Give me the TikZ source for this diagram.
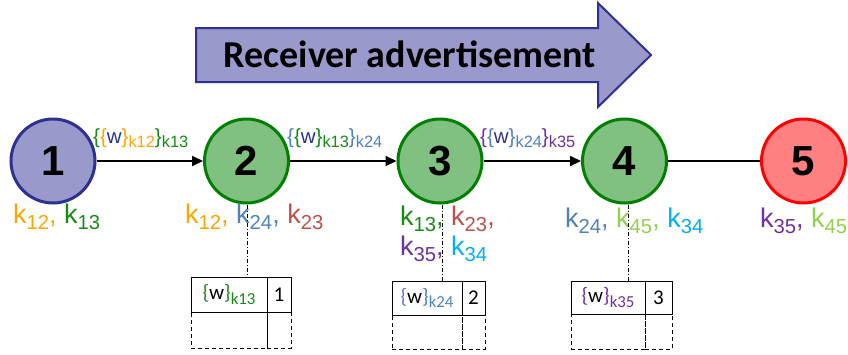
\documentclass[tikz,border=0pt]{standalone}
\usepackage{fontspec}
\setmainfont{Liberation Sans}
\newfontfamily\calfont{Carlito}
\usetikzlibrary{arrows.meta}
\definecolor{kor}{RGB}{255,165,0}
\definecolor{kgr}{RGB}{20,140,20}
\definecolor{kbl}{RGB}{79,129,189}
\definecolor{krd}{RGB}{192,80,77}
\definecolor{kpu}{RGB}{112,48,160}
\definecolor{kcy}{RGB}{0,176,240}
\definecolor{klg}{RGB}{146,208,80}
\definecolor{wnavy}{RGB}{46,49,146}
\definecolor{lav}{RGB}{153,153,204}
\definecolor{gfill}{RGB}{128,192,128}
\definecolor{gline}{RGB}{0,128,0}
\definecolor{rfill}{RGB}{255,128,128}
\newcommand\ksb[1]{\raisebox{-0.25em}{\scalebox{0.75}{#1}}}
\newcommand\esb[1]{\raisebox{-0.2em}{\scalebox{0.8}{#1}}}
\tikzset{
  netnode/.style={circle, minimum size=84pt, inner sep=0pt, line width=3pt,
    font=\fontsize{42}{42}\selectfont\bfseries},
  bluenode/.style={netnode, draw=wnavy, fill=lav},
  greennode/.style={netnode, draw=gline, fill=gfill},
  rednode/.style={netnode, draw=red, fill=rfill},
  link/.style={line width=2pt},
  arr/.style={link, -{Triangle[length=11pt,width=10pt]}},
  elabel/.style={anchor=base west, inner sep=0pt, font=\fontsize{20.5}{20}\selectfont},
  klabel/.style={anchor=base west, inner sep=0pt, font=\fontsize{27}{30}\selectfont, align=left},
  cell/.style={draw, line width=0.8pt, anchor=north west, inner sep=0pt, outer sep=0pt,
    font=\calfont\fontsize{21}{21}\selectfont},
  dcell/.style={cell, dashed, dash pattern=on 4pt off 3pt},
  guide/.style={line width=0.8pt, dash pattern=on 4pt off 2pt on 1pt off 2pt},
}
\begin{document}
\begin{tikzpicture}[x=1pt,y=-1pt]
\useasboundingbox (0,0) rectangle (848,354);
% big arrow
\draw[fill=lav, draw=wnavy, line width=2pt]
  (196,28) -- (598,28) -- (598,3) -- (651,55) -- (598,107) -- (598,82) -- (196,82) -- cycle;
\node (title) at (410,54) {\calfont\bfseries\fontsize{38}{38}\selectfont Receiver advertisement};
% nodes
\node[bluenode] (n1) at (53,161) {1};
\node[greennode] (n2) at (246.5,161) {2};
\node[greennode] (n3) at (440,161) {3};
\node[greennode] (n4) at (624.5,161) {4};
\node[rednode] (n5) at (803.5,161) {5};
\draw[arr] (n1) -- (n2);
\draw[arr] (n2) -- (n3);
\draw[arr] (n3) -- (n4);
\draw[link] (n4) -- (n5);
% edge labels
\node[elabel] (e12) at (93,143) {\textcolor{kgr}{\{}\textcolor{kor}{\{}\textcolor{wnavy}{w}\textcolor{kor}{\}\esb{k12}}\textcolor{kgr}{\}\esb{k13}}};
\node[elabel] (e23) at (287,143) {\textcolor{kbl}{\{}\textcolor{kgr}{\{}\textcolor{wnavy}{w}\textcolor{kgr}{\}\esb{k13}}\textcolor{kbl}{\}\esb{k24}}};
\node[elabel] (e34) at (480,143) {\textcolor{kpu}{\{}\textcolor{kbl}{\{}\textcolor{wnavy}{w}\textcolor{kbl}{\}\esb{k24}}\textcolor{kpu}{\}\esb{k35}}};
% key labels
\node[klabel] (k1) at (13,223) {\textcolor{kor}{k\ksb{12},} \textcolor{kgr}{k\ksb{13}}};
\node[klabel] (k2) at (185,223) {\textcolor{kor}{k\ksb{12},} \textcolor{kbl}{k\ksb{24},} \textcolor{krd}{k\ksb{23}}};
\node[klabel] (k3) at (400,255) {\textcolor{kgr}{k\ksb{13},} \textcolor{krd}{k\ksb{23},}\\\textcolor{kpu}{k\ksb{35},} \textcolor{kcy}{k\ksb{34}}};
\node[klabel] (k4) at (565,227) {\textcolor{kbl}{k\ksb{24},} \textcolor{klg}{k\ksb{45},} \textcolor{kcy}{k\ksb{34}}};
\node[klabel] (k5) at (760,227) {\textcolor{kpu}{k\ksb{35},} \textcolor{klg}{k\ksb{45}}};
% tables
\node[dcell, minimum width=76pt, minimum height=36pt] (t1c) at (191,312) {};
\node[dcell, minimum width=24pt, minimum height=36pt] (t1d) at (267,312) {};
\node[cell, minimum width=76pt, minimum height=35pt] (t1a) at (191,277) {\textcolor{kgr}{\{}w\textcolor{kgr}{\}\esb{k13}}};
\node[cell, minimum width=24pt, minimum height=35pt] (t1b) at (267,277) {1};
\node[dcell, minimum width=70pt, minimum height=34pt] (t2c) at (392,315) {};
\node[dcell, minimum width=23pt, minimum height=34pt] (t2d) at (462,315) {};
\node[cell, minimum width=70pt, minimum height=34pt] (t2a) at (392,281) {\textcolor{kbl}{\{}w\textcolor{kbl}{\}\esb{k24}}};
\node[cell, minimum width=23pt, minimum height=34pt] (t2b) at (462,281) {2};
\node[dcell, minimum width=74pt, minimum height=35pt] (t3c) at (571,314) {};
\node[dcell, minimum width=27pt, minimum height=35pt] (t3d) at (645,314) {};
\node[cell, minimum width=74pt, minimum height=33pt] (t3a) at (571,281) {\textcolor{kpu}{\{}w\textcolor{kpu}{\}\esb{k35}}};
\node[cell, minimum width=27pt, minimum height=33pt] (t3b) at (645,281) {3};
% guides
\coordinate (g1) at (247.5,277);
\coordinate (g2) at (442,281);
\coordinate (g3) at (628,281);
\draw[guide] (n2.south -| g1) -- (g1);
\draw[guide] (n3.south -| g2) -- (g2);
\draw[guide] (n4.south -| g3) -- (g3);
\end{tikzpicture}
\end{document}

════════════════════

Task to complete: Make an exact copy of the data, leaving its pictures out.

Finished task:
Give me the TikZ source for this diagram.
\documentclass[tikz,border=0pt]{standalone}
\usepackage{fontspec}
\setmainfont{Liberation Sans}
\newfontfamily\calfont{Carlito}
\usetikzlibrary{arrows.meta}
\definecolor{kor}{RGB}{255,165,0}
\definecolor{kgr}{RGB}{20,140,20}
\definecolor{kbl}{RGB}{79,129,189}
\definecolor{krd}{RGB}{192,80,77}
\definecolor{kpu}{RGB}{112,48,160}
\definecolor{kcy}{RGB}{0,176,240}
\definecolor{klg}{RGB}{146,208,80}
\definecolor{wnavy}{RGB}{46,49,146}
\definecolor{lav}{RGB}{153,153,204}
\definecolor{gfill}{RGB}{128,192,128}
\definecolor{gline}{RGB}{0,128,0}
\definecolor{rfill}{RGB}{255,128,128}
\newcommand\ksb[1]{\raisebox{-0.25em}{\scalebox{0.75}{#1}}}
\newcommand\esb[1]{\raisebox{-0.2em}{\scalebox{0.8}{#1}}}
\tikzset{
  netnode/.style={circle, minimum size=84pt, inner sep=0pt, line width=3pt,
    font=\fontsize{42}{42}\selectfont\bfseries},
  bluenode/.style={netnode, draw=wnavy, fill=lav},
  greennode/.style={netnode, draw=gline, fill=gfill},
  rednode/.style={netnode, draw=red, fill=rfill},
  link/.style={line width=2pt},
  arr/.style={link, -{Triangle[length=11pt,width=10pt]}},
  elabel/.style={anchor=base west, inner sep=0pt, font=\fontsize{20.5}{20}\selectfont},
  klabel/.style={anchor=base west, inner sep=0pt, font=\fontsize{27}{30}\selectfont, align=left},
  cell/.style={draw, line width=0.8pt, anchor=north west, inner sep=0pt, outer sep=0pt,
    font=\calfont\fontsize{21}{21}\selectfont},
  dcell/.style={cell, dashed, dash pattern=on 4pt off 3pt},
  guide/.style={line width=0.8pt, dash pattern=on 4pt off 2pt on 1pt off 2pt},
}
\begin{document}
\begin{tikzpicture}[x=1pt,y=-1pt]
\useasboundingbox (0,0) rectangle (848,354);
% big arrow
\draw[fill=lav, draw=wnavy, line width=2pt]
  (196,28) -- (598,28) -- (598,3) -- (651,55) -- (598,107) -- (598,82) -- (196,82) -- cycle;
\node (title) at (410,54) {\calfont\bfseries\fontsize{38}{38}\selectfont Receiver advertisement};
% nodes
\node[bluenode] (n1) at (53,161) {1};
\node[greennode] (n2) at (246.5,161) {2};
\node[greennode] (n3) at (440,161) {3};
\node[greennode] (n4) at (624.5,161) {4};
\node[rednode] (n5) at (803.5,161) {5};
\draw[arr] (n1) -- (n2);
\draw[arr] (n2) -- (n3);
\draw[arr] (n3) -- (n4);
\draw[link] (n4) -- (n5);
% edge labels
\node[elabel] (e12) at (93,143) {\textcolor{kgr}{\{}\textcolor{kor}{\{}\textcolor{wnavy}{w}\textcolor{kor}{\}\esb{k12}}\textcolor{kgr}{\}\esb{k13}}};
\node[elabel] (e23) at (287,143) {\textcolor{kbl}{\{}\textcolor{kgr}{\{}\textcolor{wnavy}{w}\textcolor{kgr}{\}\esb{k13}}\textcolor{kbl}{\}\esb{k24}}};
\node[elabel] (e34) at (480,143) {\textcolor{kpu}{\{}\textcolor{kbl}{\{}\textcolor{wnavy}{w}\textcolor{kbl}{\}\esb{k24}}\textcolor{kpu}{\}\esb{k35}}};
% key labels
\node[klabel] (k1) at (13,223) {\textcolor{kor}{k\ksb{12},} \textcolor{kgr}{k\ksb{13}}};
\node[klabel] (k2) at (185,223) {\textcolor{kor}{k\ksb{12},} \textcolor{kbl}{k\ksb{24},} \textcolor{krd}{k\ksb{23}}};
\node[klabel] (k3) at (400,255) {\textcolor{kgr}{k\ksb{13},} \textcolor{krd}{k\ksb{23},}\\\textcolor{kpu}{k\ksb{35},} \textcolor{kcy}{k\ksb{34}}};
\node[klabel] (k4) at (565,227) {\textcolor{kbl}{k\ksb{24},} \textcolor{klg}{k\ksb{45},} \textcolor{kcy}{k\ksb{34}}};
\node[klabel] (k5) at (760,227) {\textcolor{kpu}{k\ksb{35},} \textcolor{klg}{k\ksb{45}}};
% tables
\node[dcell, minimum width=76pt, minimum height=36pt] (t1c) at (191,312) {};
\node[dcell, minimum width=24pt, minimum height=36pt] (t1d) at (267,312) {};
\node[cell, minimum width=76pt, minimum height=35pt] (t1a) at (191,277) {\textcolor{kgr}{\{}w\textcolor{kgr}{\}\esb{k13}}};
\node[cell, minimum width=24pt, minimum height=35pt] (t1b) at (267,277) {1};
\node[dcell, minimum width=70pt, minimum height=34pt] (t2c) at (392,315) {};
\node[dcell, minimum width=23pt, minimum height=34pt] (t2d) at (462,315) {};
\node[cell, minimum width=70pt, minimum height=34pt] (t2a) at (392,281) {\textcolor{kbl}{\{}w\textcolor{kbl}{\}\esb{k24}}};
\node[cell, minimum width=23pt, minimum height=34pt] (t2b) at (462,281) {2};
\node[dcell, minimum width=74pt, minimum height=35pt] (t3c) at (571,314) {};
\node[dcell, minimum width=27pt, minimum height=35pt] (t3d) at (645,314) {};
\node[cell, minimum width=74pt, minimum height=33pt] (t3a) at (571,281) {\textcolor{kpu}{\{}w\textcolor{kpu}{\}\esb{k35}}};
\node[cell, minimum width=27pt, minimum height=33pt] (t3b) at (645,281) {3};
% guides
\coordinate (g1) at (247.5,277);
\coordinate (g2) at (442,281);
\coordinate (g3) at (628,281);
\draw[guide] (n2.south -| g1) -- (g1);
\draw[guide] (n3.south -| g2) -- (g2);
\draw[guide] (n4.south -| g3) -- (g3);
\end{tikzpicture}
\end{document}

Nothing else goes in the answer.